→ GIVEN INSTRUCTION: Copy exactly, and only, the lines below from the first through the one containing "from matplotlib.ticker import", both included; pictures are omitted.

----- DATA -----

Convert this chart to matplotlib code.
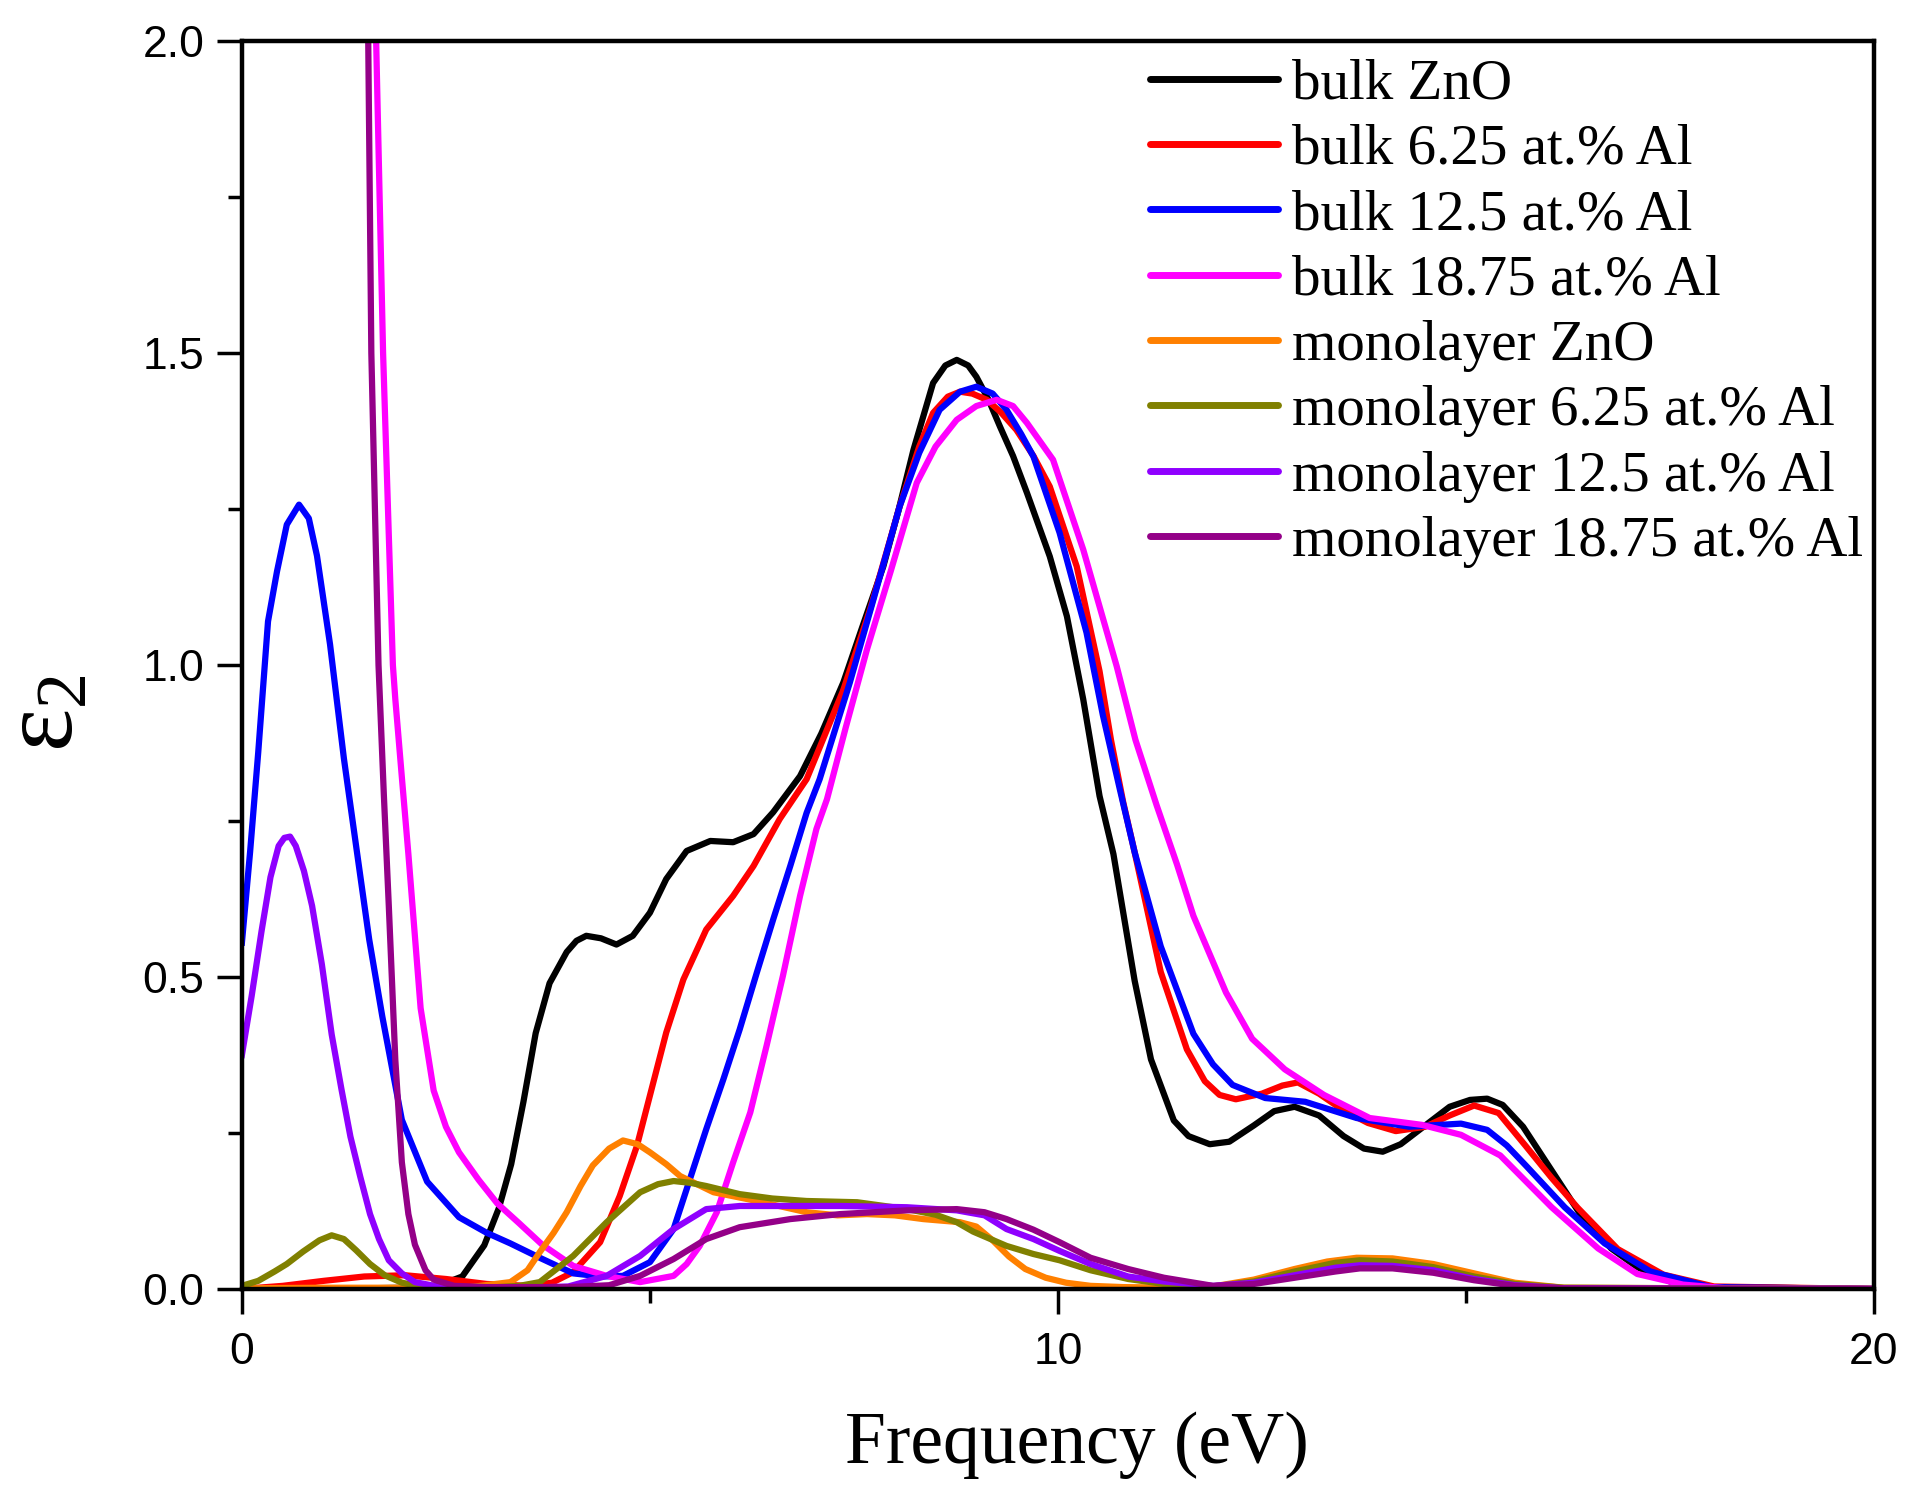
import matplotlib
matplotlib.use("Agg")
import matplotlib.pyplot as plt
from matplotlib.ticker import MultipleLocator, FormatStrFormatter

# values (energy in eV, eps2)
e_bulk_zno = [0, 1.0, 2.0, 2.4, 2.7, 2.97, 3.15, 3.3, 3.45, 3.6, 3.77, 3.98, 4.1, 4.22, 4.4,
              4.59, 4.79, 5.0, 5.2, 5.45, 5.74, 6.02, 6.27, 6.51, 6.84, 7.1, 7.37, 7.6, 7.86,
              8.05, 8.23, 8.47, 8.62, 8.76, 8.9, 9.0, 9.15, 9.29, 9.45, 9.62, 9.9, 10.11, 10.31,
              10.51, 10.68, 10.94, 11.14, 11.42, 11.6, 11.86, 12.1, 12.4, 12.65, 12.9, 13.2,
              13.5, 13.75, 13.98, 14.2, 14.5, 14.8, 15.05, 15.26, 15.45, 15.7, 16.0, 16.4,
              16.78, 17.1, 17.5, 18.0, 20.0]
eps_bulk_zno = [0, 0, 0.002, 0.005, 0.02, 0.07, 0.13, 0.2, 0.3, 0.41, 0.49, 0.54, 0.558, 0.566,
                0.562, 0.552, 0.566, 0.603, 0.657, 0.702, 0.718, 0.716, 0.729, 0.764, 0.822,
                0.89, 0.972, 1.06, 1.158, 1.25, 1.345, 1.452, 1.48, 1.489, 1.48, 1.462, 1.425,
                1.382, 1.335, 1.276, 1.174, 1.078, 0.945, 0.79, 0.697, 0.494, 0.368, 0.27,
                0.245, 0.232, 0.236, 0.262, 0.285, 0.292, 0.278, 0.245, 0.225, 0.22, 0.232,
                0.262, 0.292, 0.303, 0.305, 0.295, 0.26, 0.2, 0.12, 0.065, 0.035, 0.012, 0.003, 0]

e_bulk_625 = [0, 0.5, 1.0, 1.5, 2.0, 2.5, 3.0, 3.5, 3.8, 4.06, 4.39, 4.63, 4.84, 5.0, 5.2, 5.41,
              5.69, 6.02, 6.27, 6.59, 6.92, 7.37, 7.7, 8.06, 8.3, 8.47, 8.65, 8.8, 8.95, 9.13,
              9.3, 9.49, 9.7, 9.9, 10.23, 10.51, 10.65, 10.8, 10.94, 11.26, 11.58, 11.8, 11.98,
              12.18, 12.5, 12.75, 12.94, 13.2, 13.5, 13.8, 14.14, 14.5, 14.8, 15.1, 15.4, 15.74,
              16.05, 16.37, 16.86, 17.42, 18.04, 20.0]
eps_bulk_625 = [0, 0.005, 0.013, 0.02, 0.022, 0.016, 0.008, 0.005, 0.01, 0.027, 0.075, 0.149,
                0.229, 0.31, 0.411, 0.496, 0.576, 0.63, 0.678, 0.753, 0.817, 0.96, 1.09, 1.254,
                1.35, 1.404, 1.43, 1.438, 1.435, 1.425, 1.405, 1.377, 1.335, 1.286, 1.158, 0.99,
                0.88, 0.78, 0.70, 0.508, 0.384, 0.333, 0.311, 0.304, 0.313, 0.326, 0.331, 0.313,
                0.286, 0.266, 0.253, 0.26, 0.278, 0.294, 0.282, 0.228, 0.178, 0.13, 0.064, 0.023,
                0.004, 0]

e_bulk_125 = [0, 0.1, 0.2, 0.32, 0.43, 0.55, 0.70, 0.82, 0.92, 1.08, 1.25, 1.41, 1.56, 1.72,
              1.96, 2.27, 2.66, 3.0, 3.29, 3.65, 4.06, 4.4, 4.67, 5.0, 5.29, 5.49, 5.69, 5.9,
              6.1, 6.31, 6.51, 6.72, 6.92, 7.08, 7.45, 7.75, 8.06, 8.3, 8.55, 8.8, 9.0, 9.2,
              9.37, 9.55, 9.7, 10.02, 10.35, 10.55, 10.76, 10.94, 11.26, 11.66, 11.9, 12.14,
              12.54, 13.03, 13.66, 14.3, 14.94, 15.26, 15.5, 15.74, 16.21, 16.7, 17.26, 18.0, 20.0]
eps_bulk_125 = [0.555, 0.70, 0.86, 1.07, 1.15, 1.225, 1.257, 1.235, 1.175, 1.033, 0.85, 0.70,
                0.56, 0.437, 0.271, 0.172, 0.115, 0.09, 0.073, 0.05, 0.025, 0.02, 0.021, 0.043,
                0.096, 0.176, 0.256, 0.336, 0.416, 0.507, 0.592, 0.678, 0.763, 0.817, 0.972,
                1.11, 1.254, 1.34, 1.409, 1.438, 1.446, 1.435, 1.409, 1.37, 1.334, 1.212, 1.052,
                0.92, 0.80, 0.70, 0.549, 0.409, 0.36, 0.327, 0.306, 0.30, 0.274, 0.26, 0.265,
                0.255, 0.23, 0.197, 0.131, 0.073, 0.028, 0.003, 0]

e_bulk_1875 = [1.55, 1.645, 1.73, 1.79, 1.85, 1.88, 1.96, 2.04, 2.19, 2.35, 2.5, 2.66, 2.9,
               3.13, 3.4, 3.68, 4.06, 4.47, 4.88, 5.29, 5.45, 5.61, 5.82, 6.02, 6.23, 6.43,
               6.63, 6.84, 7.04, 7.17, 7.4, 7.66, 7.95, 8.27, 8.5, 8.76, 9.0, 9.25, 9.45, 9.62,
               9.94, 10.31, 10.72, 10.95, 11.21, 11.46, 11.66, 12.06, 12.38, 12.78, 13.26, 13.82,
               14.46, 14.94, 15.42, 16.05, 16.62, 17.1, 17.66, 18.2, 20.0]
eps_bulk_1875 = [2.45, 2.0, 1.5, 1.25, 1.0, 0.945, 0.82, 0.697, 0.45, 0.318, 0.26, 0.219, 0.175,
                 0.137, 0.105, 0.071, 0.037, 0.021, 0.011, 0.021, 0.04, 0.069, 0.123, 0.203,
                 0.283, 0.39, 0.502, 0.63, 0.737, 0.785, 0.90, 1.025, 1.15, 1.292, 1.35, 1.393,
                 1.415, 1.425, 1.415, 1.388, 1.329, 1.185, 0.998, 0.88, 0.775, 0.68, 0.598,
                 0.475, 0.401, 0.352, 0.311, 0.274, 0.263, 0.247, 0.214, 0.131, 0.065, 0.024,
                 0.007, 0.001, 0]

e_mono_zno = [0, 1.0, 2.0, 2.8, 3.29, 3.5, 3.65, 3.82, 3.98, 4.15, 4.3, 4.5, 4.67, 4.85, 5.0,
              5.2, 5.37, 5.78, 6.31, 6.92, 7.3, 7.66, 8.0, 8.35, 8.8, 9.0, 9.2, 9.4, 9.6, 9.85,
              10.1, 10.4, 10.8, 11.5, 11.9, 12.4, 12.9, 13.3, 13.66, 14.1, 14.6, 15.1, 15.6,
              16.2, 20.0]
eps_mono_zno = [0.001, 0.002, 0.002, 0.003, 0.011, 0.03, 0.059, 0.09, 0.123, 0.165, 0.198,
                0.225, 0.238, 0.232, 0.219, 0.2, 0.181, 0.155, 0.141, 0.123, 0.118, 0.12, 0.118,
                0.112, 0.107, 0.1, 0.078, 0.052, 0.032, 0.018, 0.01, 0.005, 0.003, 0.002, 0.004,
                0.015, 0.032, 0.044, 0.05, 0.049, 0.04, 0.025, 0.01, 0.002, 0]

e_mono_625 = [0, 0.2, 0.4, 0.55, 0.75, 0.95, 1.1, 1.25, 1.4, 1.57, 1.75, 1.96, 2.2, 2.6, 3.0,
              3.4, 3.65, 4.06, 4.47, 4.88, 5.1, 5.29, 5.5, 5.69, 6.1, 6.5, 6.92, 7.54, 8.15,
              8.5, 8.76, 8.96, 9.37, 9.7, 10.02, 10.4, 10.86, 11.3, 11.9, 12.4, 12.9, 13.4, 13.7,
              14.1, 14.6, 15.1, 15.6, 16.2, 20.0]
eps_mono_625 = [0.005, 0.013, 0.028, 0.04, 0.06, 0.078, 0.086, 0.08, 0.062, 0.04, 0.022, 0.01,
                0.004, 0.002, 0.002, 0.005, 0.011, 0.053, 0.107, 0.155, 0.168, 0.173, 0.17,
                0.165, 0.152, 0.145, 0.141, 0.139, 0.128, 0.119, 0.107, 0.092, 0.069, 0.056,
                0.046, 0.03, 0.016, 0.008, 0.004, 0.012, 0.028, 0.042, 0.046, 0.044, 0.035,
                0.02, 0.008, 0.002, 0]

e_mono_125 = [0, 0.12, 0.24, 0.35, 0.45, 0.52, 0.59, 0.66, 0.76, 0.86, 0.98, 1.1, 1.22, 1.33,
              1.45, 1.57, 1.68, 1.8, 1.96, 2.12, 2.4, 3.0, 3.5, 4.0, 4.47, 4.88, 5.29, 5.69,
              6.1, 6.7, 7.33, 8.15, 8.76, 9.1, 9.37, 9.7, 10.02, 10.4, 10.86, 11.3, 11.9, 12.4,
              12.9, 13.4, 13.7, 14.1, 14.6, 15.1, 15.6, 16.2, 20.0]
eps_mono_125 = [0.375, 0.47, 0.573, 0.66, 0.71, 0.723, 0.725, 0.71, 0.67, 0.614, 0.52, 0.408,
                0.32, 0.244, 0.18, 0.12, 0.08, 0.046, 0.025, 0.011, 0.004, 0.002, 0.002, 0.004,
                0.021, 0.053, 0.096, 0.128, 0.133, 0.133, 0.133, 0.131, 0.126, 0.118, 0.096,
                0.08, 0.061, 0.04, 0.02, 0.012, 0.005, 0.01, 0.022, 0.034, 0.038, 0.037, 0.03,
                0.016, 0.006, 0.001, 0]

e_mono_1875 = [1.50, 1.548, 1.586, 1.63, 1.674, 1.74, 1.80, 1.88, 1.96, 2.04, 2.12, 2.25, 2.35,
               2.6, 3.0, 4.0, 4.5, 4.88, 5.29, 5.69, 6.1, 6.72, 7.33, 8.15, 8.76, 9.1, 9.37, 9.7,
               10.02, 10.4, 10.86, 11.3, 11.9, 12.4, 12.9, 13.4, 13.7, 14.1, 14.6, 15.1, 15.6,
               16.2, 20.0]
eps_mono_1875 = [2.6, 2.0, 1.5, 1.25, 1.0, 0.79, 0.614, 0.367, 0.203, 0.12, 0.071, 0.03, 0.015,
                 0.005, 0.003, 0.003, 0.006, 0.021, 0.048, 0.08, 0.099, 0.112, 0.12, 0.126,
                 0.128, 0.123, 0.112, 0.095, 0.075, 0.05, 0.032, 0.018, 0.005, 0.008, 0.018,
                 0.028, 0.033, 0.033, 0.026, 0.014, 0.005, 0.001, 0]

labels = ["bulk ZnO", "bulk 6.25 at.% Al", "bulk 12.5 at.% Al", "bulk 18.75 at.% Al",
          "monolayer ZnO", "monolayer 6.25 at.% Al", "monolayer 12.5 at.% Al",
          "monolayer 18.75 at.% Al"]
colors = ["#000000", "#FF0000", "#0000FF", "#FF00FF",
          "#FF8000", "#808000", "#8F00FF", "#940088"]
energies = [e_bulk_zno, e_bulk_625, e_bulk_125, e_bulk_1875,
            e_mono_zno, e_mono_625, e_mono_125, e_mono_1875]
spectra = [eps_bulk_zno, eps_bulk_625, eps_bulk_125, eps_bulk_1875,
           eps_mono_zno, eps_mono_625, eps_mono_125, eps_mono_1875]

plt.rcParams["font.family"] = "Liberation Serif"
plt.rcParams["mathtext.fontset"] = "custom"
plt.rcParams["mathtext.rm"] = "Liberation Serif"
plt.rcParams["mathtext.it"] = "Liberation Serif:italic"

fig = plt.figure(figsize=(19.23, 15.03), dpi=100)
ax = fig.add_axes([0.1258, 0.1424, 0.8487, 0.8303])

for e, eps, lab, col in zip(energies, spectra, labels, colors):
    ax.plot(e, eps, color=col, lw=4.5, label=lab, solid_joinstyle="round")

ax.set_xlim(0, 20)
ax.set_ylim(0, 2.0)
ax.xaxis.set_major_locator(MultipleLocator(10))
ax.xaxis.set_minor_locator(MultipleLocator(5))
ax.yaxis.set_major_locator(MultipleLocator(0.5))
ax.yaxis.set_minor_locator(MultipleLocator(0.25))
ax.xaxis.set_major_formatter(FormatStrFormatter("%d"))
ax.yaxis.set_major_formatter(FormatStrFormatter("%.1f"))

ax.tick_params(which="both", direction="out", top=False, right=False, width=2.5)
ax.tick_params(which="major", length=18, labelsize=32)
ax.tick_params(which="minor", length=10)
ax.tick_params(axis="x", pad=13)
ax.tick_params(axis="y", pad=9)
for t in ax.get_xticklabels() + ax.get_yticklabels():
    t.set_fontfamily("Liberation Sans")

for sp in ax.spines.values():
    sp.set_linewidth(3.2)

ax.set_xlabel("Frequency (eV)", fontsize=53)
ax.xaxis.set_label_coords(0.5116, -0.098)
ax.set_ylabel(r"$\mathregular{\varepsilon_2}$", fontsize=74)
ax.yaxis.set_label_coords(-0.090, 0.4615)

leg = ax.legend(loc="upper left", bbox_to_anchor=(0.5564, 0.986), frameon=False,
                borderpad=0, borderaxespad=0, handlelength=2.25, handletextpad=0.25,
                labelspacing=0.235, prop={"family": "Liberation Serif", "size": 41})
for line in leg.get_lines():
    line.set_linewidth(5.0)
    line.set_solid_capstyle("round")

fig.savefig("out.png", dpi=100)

-----

→ REPLY TO THE TASK:
Convert this chart to matplotlib code.
import matplotlib
matplotlib.use("Agg")
import matplotlib.pyplot as plt
from matplotlib.ticker import MultipleLocator, FormatStrFormatter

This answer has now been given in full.